**Required task**
Please print the full listing exactly.

+++ Data section +++

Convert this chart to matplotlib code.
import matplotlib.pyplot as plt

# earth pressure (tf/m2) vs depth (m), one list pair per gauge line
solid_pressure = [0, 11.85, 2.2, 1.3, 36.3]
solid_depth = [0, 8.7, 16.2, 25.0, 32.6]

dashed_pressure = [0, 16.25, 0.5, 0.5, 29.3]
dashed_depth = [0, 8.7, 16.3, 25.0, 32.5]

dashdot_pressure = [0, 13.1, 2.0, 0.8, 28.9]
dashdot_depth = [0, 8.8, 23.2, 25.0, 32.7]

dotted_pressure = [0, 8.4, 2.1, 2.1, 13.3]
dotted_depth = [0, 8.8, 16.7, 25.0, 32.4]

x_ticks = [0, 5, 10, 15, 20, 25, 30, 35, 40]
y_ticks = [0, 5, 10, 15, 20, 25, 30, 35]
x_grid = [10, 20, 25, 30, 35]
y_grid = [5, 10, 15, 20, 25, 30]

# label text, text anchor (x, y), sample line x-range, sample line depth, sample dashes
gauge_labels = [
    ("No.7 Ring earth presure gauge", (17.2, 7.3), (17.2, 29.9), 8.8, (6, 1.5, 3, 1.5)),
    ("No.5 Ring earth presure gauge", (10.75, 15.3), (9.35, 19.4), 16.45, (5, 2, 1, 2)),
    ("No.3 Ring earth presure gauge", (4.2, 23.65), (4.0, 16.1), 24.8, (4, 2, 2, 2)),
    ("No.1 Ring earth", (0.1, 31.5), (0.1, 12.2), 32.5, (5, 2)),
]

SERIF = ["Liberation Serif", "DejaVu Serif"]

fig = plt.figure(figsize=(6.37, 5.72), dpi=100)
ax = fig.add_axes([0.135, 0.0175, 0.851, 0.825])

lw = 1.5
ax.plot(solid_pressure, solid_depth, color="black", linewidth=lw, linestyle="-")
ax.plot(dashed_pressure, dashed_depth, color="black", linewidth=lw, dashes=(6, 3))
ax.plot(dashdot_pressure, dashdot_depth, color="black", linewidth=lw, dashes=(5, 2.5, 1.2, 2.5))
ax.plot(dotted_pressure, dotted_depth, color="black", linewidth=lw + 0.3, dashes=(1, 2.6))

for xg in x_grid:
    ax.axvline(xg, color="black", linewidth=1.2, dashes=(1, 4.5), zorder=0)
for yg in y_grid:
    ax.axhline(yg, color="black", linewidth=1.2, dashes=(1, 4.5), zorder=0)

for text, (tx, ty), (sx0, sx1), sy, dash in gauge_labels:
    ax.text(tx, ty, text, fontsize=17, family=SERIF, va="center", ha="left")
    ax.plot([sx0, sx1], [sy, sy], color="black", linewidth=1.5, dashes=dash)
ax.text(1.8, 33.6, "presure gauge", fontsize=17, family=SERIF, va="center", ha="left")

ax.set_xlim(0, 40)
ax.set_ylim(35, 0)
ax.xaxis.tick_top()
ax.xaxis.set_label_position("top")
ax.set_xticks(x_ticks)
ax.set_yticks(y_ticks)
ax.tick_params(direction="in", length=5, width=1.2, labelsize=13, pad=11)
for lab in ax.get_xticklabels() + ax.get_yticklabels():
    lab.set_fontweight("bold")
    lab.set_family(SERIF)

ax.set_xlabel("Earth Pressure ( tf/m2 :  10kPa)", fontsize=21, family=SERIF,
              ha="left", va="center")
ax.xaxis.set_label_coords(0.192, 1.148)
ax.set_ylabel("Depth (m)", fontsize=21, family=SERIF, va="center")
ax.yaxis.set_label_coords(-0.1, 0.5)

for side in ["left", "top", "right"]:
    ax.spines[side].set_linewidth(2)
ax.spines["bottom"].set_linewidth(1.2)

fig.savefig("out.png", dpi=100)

+++

**Task result**
Convert this chart to matplotlib code.
import matplotlib.pyplot as plt

# earth pressure (tf/m2) vs depth (m), one list pair per gauge line
solid_pressure = [0, 11.85, 2.2, 1.3, 36.3]
solid_depth = [0, 8.7, 16.2, 25.0, 32.6]

dashed_pressure = [0, 16.25, 0.5, 0.5, 29.3]
dashed_depth = [0, 8.7, 16.3, 25.0, 32.5]

dashdot_pressure = [0, 13.1, 2.0, 0.8, 28.9]
dashdot_depth = [0, 8.8, 23.2, 25.0, 32.7]

dotted_pressure = [0, 8.4, 2.1, 2.1, 13.3]
dotted_depth = [0, 8.8, 16.7, 25.0, 32.4]

x_ticks = [0, 5, 10, 15, 20, 25, 30, 35, 40]
y_ticks = [0, 5, 10, 15, 20, 25, 30, 35]
x_grid = [10, 20, 25, 30, 35]
y_grid = [5, 10, 15, 20, 25, 30]

# label text, text anchor (x, y), sample line x-range, sample line depth, sample dashes
gauge_labels = [
    ("No.7 Ring earth presure gauge", (17.2, 7.3), (17.2, 29.9), 8.8, (6, 1.5, 3, 1.5)),
    ("No.5 Ring earth presure gauge", (10.75, 15.3), (9.35, 19.4), 16.45, (5, 2, 1, 2)),
    ("No.3 Ring earth presure gauge", (4.2, 23.65), (4.0, 16.1), 24.8, (4, 2, 2, 2)),
    ("No.1 Ring earth", (0.1, 31.5), (0.1, 12.2), 32.5, (5, 2)),
]

SERIF = ["Liberation Serif", "DejaVu Serif"]

fig = plt.figure(figsize=(6.37, 5.72), dpi=100)
ax = fig.add_axes([0.135, 0.0175, 0.851, 0.825])

lw = 1.5
ax.plot(solid_pressure, solid_depth, color="black", linewidth=lw, linestyle="-")
ax.plot(dashed_pressure, dashed_depth, color="black", linewidth=lw, dashes=(6, 3))
ax.plot(dashdot_pressure, dashdot_depth, color="black", linewidth=lw, dashes=(5, 2.5, 1.2, 2.5))
ax.plot(dotted_pressure, dotted_depth, color="black", linewidth=lw + 0.3, dashes=(1, 2.6))

for xg in x_grid:
    ax.axvline(xg, color="black", linewidth=1.2, dashes=(1, 4.5), zorder=0)
for yg in y_grid:
    ax.axhline(yg, color="black", linewidth=1.2, dashes=(1, 4.5), zorder=0)

for text, (tx, ty), (sx0, sx1), sy, dash in gauge_labels:
    ax.text(tx, ty, text, fontsize=17, family=SERIF, va="center", ha="left")
    ax.plot([sx0, sx1], [sy, sy], color="black", linewidth=1.5, dashes=dash)
ax.text(1.8, 33.6, "presure gauge", fontsize=17, family=SERIF, va="center", ha="left")

ax.set_xlim(0, 40)
ax.set_ylim(35, 0)
ax.xaxis.tick_top()
ax.xaxis.set_label_position("top")
ax.set_xticks(x_ticks)
ax.set_yticks(y_ticks)
ax.tick_params(direction="in", length=5, width=1.2, labelsize=13, pad=11)
for lab in ax.get_xticklabels() + ax.get_yticklabels():
    lab.set_fontweight("bold")
    lab.set_family(SERIF)

ax.set_xlabel("Earth Pressure ( tf/m2 :  10kPa)", fontsize=21, family=SERIF,
              ha="left", va="center")
ax.xaxis.set_label_coords(0.192, 1.148)
ax.set_ylabel("Depth (m)", fontsize=21, family=SERIF, va="center")
ax.yaxis.set_label_coords(-0.1, 0.5)

for side in ["left", "top", "right"]:
    ax.spines[side].set_linewidth(2)
ax.spines["bottom"].set_linewidth(1.2)

fig.savefig("out.png", dpi=100)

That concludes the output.